Incident diplomatique à la commémoration des dix ans du génocide au Rwanda.
Kagame accuse la France en la "regardant dans les yeux"

 

Une femme lance un cri. Elle se lève, dévale les gradins du stade de Kigali, renverse les chaises en plastique qui se trouvent sur son chemin. "Ils sont tous morts, ils les ont tous tués !", hurle-t-elle d'une voix stridente qui glace le reste des participants à la cérémonie du dixième anniversaire du génocide. Ses pleurs, ses sanglots se répercutent aussitôt parmi les milliers de rescapés venus, sous un soleil de plomb, commémorer leurs morts. La même scène se répète aux quatre coins du stade et, à chaque fois, des hommes doivent maîtriser les personnes frappées par ces crises de détresse, voire les évacuer. C'est que, face à la tribune présidentielle où sont assis le président rwandais, Paul Kagame, et ses hôtes étrangers, d'autres survivants des massacres racontent leur histoire, récitent des poèmes. "Les tueurs étaient nos voisins, avec qui nous partagions la bière et le lait, rappelle un poète, sur un ton vibrant et chantant. Nous pouvons être rwandais ensemble, à nouveau."
Ces rescapés ont tous en commun le génocide. En à peine cent jours, d'avril à juillet 1994, leurs voisins hutus ont massacré, à coups de machette, de gourdin ou de fusil, quelque 800 000 personnes, des Tutsis pour l'immense majorité, mais aussi d'autres Hutus opposés au régime extrémiste qui a planifié et mis à exécution cette extermination méthodique. Un génocide, le quatrième du XXe siècle et le premier du continent africain, qui s'est déroulé sous les yeux impassibles de la communauté internationale.
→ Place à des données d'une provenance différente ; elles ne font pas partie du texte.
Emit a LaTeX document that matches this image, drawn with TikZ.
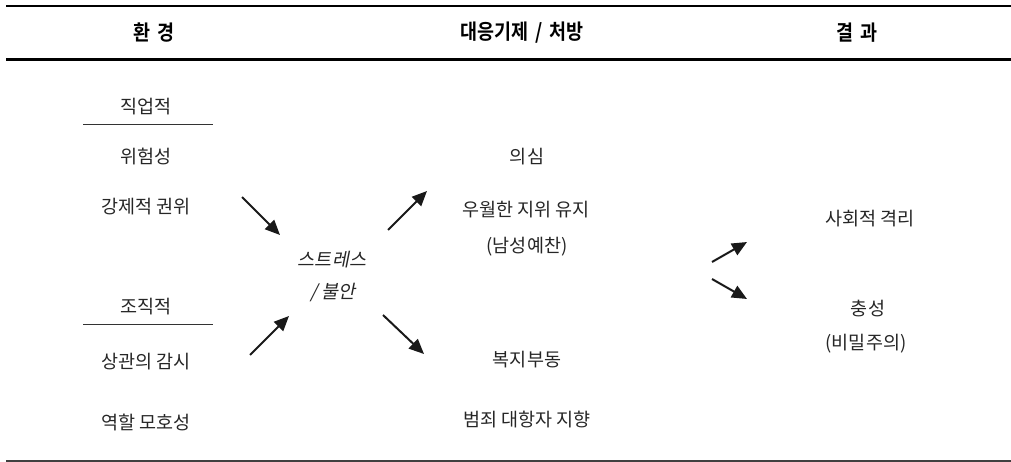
\documentclass[tikz,border=0pt]{standalone}
\usepackage{fontspec}
\usetikzlibrary{arrows.meta}
\newfontfamily\krfont{Noto Sans CJK KR}
\newfontfamily\krslant{Noto Sans CJK KR}[FakeSlant=0.2]
\newfontfamily\krhead{Noto Sans CJK KR Bold}[FakeStretch=0.88]
\begin{document}
\begin{tikzpicture}[x=1pt,y=-1pt,
  txt/.style={inner sep=0pt,font=\krfont\fontsize{18.5}{20}\selectfont,text=black!85},
  itx/.style={inner sep=0pt,font=\krslant\fontsize{18.5}{20}\selectfont,text=black!85},
  hdr/.style={inner sep=0pt,font=\krhead\fontsize{21}{22}\selectfont},
  arr/.style={line width=2pt,black!90,-{Triangle[length=15pt,width=13pt]}},
  rule/.style={line width=0.9pt,black!80}]
\useasboundingbox (0,0) rectangle (1011,462);
% table rules
\draw[line width=2.6pt] (6,6) -- (1011,6);
\draw[line width=2.8pt] (6,59.7) -- (1011,59.7);
\draw[line width=1.2pt,black!75] (6,461) -- (1011,461);
% headers
\node[hdr] (h1) at (154,33) {환\hspace{0.3em}경};
\node[hdr] (h2) at (522,33) {대응기제\hspace{0.35em}/\hspace{0.35em}처방};
\node[hdr] (h3) at (857,33) {결\hspace{0.3em}과};
% left column
\node[txt] (jik) at (146,107) {직업적};
\draw[rule] (83,124) -- (213,124);
\node[txt] (wih) at (146,156) {위험성};
\node[txt] (gang) at (146,207) {강제적 권위};
\node[txt] (jojik) at (146,307) {조직적};
\draw[rule] (83,324) -- (213,324);
\node[txt] (sang) at (146,362) {상관의 감시};
\node[txt] (yeok) at (146,422) {역할 모호성};
% centre
\node[itx] (stress) at (332,260) {스트레스};
\node[itx] (bul) at (333,293) {/ 불안};
% middle column
\node[txt] (uisim) at (527,157) {의심};
\node[txt] (uwol) at (526,210) {우월한 지위 유지};
\node[txt] (nam) at (527,247) {(남성예찬)};
\node[txt] (bok) at (527,360) {복지부동};
\node[txt] (beom) at (527,420) {범죄 대항자 지향};
% right column
\node[txt] (sahoe) at (870,219) {사회적 격리};
\node[txt] (chung) at (868,309) {충성};
\node[txt] (bimil) at (866,344) {(비밀주의)};
% arrow end points
\coordinate (a1s) at (242,197); \coordinate (a1e) at (280,235);
\coordinate (a2s) at (250,355); \coordinate (a2e) at (289,316);
\coordinate (a3s) at (388,230); \coordinate (a3e) at (427,191);
\coordinate (a4s) at (383,315); \coordinate (a4e) at (424,354);
\coordinate (a5s) at (712,262); \coordinate (a5e) at (747,242);
\coordinate (a6s) at (712,279); \coordinate (a6e) at (747,299);
\draw[arr] (a1s) -- (a1e);
\draw[arr] (a2s) -- (a2e);
\draw[arr] (a3s) -- (a3e);
\draw[arr] (a4s) -- (a4e);
\draw[arr] (a5s) -- (a5e);
\draw[arr] (a6s) -- (a6e);
\end{tikzpicture}
\end{document}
Reproches. Passé l'émotion, passé le temps des rescapés dans la matinée, plus d'une vingtaine de cercueils avec les restes de dizaines de victimes avaient été inhumés dans le nouveau mémorial de Kigali, inauguré à cette occasion , vient le temps des reproches. Envers la communauté internationale en général d'abord. Paul Kagame rappelle dans son discours que certains pays "n'ont pas agi" pour faire cesser les massacres, "mais ils ont demandé pardon, et nous le leur avons accordé". Le Premier ministre belge, Guy Verhofstadt, seul haut dirigeant occidental à avoir fait le déplacement, applaudit ; peu auparavant, il avait rappelé son mea-culpa prononcé il y a quatre ans, jour pour jour, ici même. "Tous, nous portons une part de responsabilité, tous", a martelé Verhofstadt, comme pour inviter les autres puissances occidentales à imiter son pays.
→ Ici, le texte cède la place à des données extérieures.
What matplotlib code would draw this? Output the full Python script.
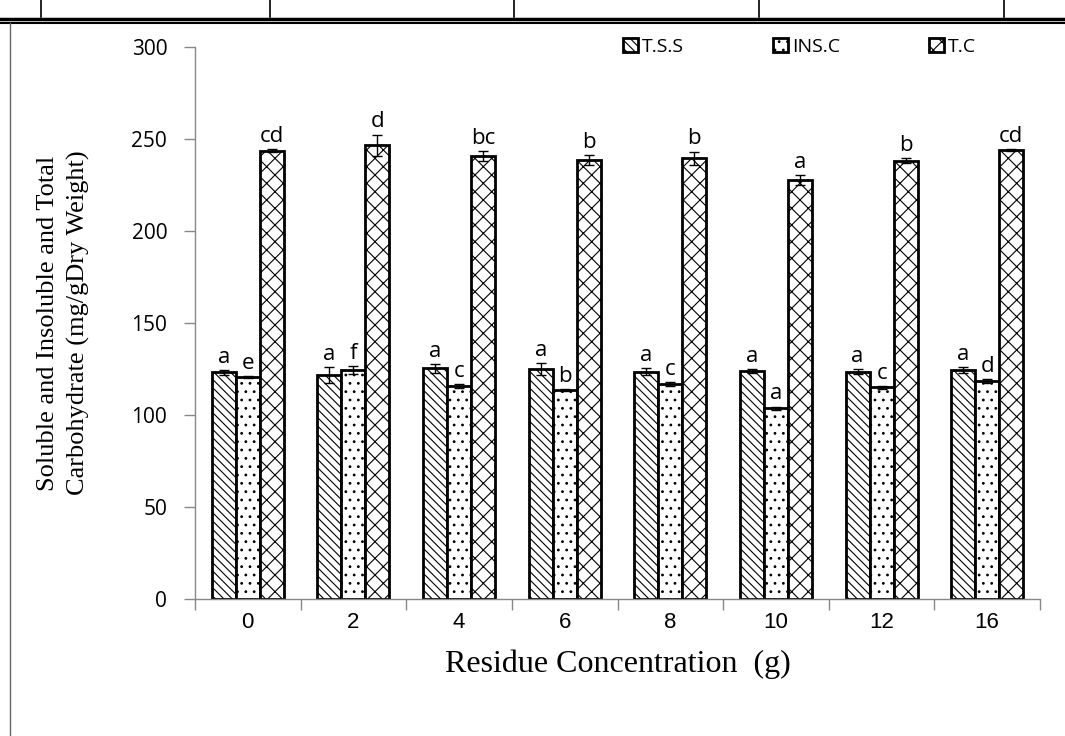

Kagame, lui, n'y va pas par quatre chemins. "Il y a aussi un autre pays, et je n'hésiterai pas à le nommer, annonce-t-il, sous les applaudissements du public rwandais. Je veux parler des Français." Et de réitérer les accusations qu'il assène, depuis un mois, contre Paris : le gouvernement français a, selon lui, "armé et entraîné sciemment les soldats gouvernementaux et les milices qui allaient commettre un génocide, alors même qu'il savait qu'ils préparaient ce génocide".
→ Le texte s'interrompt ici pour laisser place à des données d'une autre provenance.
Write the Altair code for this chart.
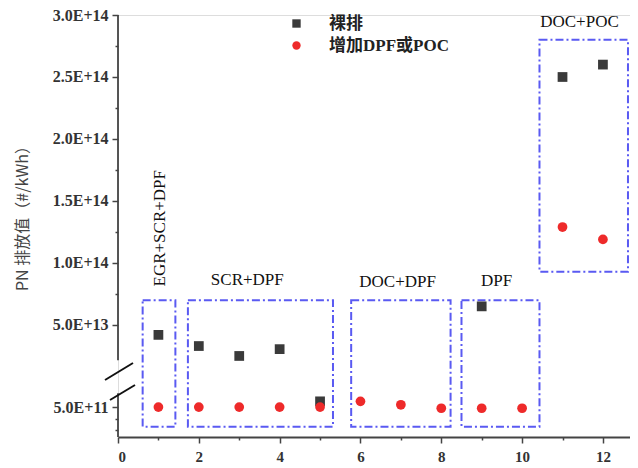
import altair as alt
import pandas as pd

# ---- data ----
series_names = ["裸排", "增加DPF或POC"]
bare_x = [1, 2, 3, 4, 5, 9, 11, 12]
bare_y = [4.2e13, 3.3e13, 2.5e13, 3.05e13, 5.5e11, 6.5e13, 2.5e14, 2.6e14]
after_x = [1, 2, 3, 4, 5, 6, 7, 8, 9, 10, 11, 12]
after_y = [5.0e11, 5.0e11, 5.0e11, 5.0e11, 5.0e11, 5.5e11, 5.2e11, 4.9e11,
           4.9e11, 4.9e11, 1.29e14, 1.19e14]

group_names = ["EGR+SCR+DPF", "SCR+DPF", "DOC+DPF", "DPF", "DOC+POC"]
group_x0 = [0.61, 1.73, 5.77, 8.5, 10.43]
group_x1 = [1.42, 5.32, 8.23, 10.43, 12.62]
group_y0 = [3.3e11, 3.3e11, 3.3e11, 3.3e11, 9.3e13]
group_y1 = [7.0e13, 7.0e13, 7.0e13, 7.0e13, 2.8e14]
label_x = [1.05, 3.2, 6.92, 9.37, 11.42]
label_y = [1.28e14, 8.63e13, 8.5e13, 8.55e13, 2.94e14]
label_angle = [270, 0, 0, 0, 0]

y_tick_values = [3.0e11, 4.0e11, 5.0e11, 5.0e13, 7.5e13, 1.0e14, 1.25e14, 1.5e14,
                 1.75e14, 2.0e14, 2.25e14, 2.5e14, 2.75e14, 3.0e14]
y_major_values = [5.0e11, 5.0e13, 1.0e14, 1.5e14, 2.0e14, 2.5e14, 3.0e14]
y_major_labels = ["5.0E+11", "5.0E+13", "1.0E+14", "1.5E+14", "2.0E+14", "2.5E+14", "3.0E+14"]
x_tick_values = list(range(0, 13))

# broken y axis: lower part and upper part
y_domain = [2.4e11, 6.2e11, 2.4e13, 3.0e14]
W, H = 512, 422
y_range = [H, 378.3, 342.2, 0]
axis_segments_lo = [2.4e11, 2.2e13]
axis_segments_hi = [6.2e11, 3.0e14]

pts = pd.DataFrame({
    "x": bare_x + after_x,
    "y": bare_y + after_y,
    "series": [series_names[0]] * len(bare_x) + [series_names[1]] * len(after_x),
})
boxes = pd.DataFrame({"name": group_names, "x0": group_x0, "x1": group_x1,
                      "y0": group_y0, "y1": group_y1})
labels = pd.DataFrame({"name": group_names, "x": label_x, "y": label_y, "angle": label_angle})
segs = pd.DataFrame({"lo": axis_segments_lo, "hi": axis_segments_hi})

serif = "Liberation Serif, Noto Sans CJK SC"

label_expr = ""
for v, s in zip(y_major_values, y_major_labels):
    label_expr += f"abs(datum.value - {v:.6g}) < {v * 1e-6:.6g} ? '{s}' : "
label_expr += "''"
major_test = " || ".join(f"abs(datum.value - {v:.6g}) < {v * 1e-6:.6g}" for v in y_major_values)

xscale = alt.Scale(domain=[0, 12.67], nice=False, zero=False)
yscale = alt.Scale(domain=y_domain, range=y_range, nice=False, zero=False)

x_axis = alt.Axis(values=x_tick_values, tickCount=50, title=None, grid=False, labelOverlap=False,
                  labelExpr="datum.value % 2 == 0 ? format(datum.value, 'd') : ''",
                  tickSize={"condition": {"test": "datum.value % 2 == 0", "value": 6}, "value": 3},
                  labelFont="Liberation Serif", labelFontWeight="bold", labelFontSize=15,
                  labelColor="#333", labelPadding=6, domainColor="#444", domainWidth=1.8,
                  tickColor="#444", tickWidth=1.5)
y_axis = alt.Axis(values=y_tick_values, tickCount=50, title="PN 排放值（#/kWh）", grid=False,
                  domain=False, labelExpr=label_expr, labelOverlap=False,
                  tickSize={"condition": {"test": major_test, "value": 6}, "value": 3},
                  labelFont="Liberation Serif", labelFontWeight="bold", labelFontSize=16,
                  labelColor="#333", labelPadding=4, tickColor="#444", tickWidth=1.5,
                  titleFont="Noto Sans CJK SC", titleFontSize=16, titleFontWeight="normal",
                  titleColor="#444", titleAngle=270, titleX=-96, titleY=199,
                  titleAlign="center", titleBaseline="middle")

legend = alt.Legend(title=None, orient="none", legendX=170, legendY=0,
                    labelFont=serif, labelFontSize=17, labelFontWeight="bold",
                    labelColor="#222", symbolSize=70, rowPadding=4, labelOffset=24)

base_pts = alt.Chart(pts).mark_point(filled=True, size=95, opacity=1).encode(
    x=alt.X("x:Q", scale=xscale, axis=x_axis),
    y=alt.Y("y:Q", scale=yscale, axis=y_axis),
    shape=alt.Shape("series:N", scale=alt.Scale(domain=series_names, range=["square", "circle"]),
                    legend=legend),
    color=alt.Color("series:N", scale=alt.Scale(domain=series_names, range=["#3a3a3a", "#ee2a2a"]),
                    legend=legend),
    order=alt.Order("series:N", sort="descending"),
)

box_layer = alt.Chart(boxes).mark_rect(fill=None, filled=False, stroke="#5a5af2", strokeWidth=2,
                                        strokeDash=[8, 3, 2, 3]).encode(
    x=alt.X("x0:Q", scale=xscale), x2="x1:Q",
    y=alt.Y("y0:Q", scale=yscale), y2="y1:Q",
)

label_layer = alt.Chart(labels).mark_text(font="Liberation Serif", fontSize=17, color="#111",
                                           align="center", baseline="middle").encode(
    x=alt.X("x:Q", scale=xscale), y=alt.Y("y:Q", scale=yscale),
    text="name:N", angle=alt.Angle("angle:Q", scale=None),
)

axis_line = alt.Chart(segs).mark_rule(color="#444", strokeWidth=1.8).encode(
    x=alt.value(0), y=alt.Y("lo:Q", scale=yscale), y2="hi:Q",
)

slash1 = alt.Chart(segs.head(1)).mark_rule(color="#111", strokeWidth=2).encode(
    x=alt.value(-13), x2=alt.value(15), y=alt.value(365), y2=alt.value(348))
slash2 = alt.Chart(segs.head(1)).mark_rule(color="#111", strokeWidth=2).encode(
    x=alt.value(-8), x2=alt.value(17), y=alt.value(385), y2=alt.value(370))

chart = alt.layer(box_layer, axis_line, slash1, slash2, label_layer, base_pts).properties(
    width=W, height=H,
    padding={"left": 110, "top": 7, "right": 0, "bottom": 26},
    autosize=alt.AutoSizeParams(type="none"),
).configure_view(stroke=None).configure(background="white")

chart.save("out.html", embed_options={"renderer": "svg", "actions": False})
Visite écourtée. Mais, cette fois, le président rwandais va plus loin. Il accuse, alors que les caméras du monde entier sont tournées vers Kigali, et en présence du secrétaire d'Etat français aux Affaires étrangères, Renaud Muselier. "Je le leur dis en les regardant dans les yeux", lance-t-il en se tournant vers ses hôtes, parmi lesquels est assis un Muselier impassible (dans l'après-midi, il a finalement décidé d'écourter sa visite pour "tirer les conséquences" de l'accueil qui lui avait été réservé). "C'est criminel, et ils ont l'audace de rester là sans s'excuser", dénonce encore Kagame, qui a encore le temps d'assurer que "leurs menaces et leurs efforts pour nous intimider ne m'impressionnent pas".

Manoeuvre. Une référence à peine voilée à la publication, dans le Monde du 10 mars, d'un rapport du juge antiterroriste français Jean-Louis Bruguière accusant Kagame en personne d'être à l'origine de l'attentat contre l'avion du président hutu Juvénal Habyarimana, le 6 avril 1994. Le génocide avait démarré dans la foulée. Kigali n'a cessé de clamer que ces "fuites" étaient une manoeuvre de Paris pour brouiller l'image du gouvernement rwandais à un mois de la commémoration.